To be operated exclusively to promote social welfare, an organization must operate primarily to further the common good and general welfare of the people of the community (such as by bringing about civic betterment and social improvements). An organization whose purposes are charitable within the meaning of Code section 501(c)(3) may also be a social welfare organization under section 501(c)(4).
An organization that restricts the use of its facilities to employees of selected corporations and their guests is primarily benefiting a private group rather than the community and, therefore, does not qualify as a section 501(c)(4) organization. Similarly, an organization formed to represent member-tenants of an apartment complex does not qualify, since its activities benefit the member-tenants and not all tenants in the community, while an organization formed to promote the legal rights of all tenants in a particular community may qualify under section 501(c)(4) as a social welfare organization. An organization is not operated primarily for the promotion of social welfare if its primary activity is operating a social club for the benefit, pleasure, or recreation of its members, or is carrying on a business with the general public in a manner similar to organizations operated for profit.

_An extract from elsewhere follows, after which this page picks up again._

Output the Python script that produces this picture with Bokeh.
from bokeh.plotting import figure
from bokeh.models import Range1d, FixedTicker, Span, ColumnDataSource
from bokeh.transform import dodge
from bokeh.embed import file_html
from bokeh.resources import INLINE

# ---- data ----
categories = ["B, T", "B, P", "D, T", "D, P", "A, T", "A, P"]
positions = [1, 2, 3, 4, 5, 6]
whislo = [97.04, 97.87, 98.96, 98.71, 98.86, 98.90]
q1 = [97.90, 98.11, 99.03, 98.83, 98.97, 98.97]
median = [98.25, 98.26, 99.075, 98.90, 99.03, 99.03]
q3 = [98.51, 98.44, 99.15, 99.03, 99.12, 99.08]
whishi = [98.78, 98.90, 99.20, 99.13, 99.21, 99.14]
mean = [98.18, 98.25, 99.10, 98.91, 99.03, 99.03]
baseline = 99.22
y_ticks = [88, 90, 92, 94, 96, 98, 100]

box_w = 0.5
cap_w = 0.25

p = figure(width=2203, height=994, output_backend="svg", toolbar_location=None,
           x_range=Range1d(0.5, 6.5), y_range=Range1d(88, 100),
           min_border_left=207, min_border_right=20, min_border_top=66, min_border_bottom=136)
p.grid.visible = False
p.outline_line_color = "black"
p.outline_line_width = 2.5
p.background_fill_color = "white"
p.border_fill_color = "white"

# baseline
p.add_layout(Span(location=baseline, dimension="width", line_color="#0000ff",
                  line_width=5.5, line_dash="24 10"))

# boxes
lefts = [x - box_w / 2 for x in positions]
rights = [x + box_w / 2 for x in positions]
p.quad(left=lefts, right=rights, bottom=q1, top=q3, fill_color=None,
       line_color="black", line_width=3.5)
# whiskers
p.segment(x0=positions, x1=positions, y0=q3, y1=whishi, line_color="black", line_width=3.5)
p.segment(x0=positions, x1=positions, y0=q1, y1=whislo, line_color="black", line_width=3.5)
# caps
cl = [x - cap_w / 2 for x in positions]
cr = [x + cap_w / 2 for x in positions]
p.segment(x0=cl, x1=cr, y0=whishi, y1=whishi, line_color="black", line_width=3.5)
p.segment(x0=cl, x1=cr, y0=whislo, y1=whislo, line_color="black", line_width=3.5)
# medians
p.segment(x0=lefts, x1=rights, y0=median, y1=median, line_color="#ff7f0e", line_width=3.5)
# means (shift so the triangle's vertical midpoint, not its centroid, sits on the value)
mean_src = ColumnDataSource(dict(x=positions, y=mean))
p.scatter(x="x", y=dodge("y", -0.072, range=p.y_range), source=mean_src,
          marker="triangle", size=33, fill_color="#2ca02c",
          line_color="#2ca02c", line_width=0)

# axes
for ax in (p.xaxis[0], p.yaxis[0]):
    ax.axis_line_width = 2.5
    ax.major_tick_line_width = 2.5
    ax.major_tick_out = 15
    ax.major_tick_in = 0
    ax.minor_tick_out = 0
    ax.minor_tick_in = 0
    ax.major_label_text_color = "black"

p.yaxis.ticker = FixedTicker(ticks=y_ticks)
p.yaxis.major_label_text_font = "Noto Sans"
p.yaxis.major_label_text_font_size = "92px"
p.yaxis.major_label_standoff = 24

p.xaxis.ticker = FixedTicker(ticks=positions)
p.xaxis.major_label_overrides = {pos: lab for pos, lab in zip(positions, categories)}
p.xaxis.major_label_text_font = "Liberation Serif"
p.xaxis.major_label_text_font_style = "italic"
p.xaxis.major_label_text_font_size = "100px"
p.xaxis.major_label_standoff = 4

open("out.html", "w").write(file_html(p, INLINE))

The language of both the statute and the regulations describes a broad category of organizations. As stated in an internal training article:
Although the Service has been making an effort to refine and clarify this area, [section] 501(c)(4) remains in some degree a catch-all for presumptively beneficial non-profit organizations that resist classification under the other exempting provisions of the Code. Unfortunately, this condition exists because "social welfare" is inherently an abstruse concept that continues to defy precise definition.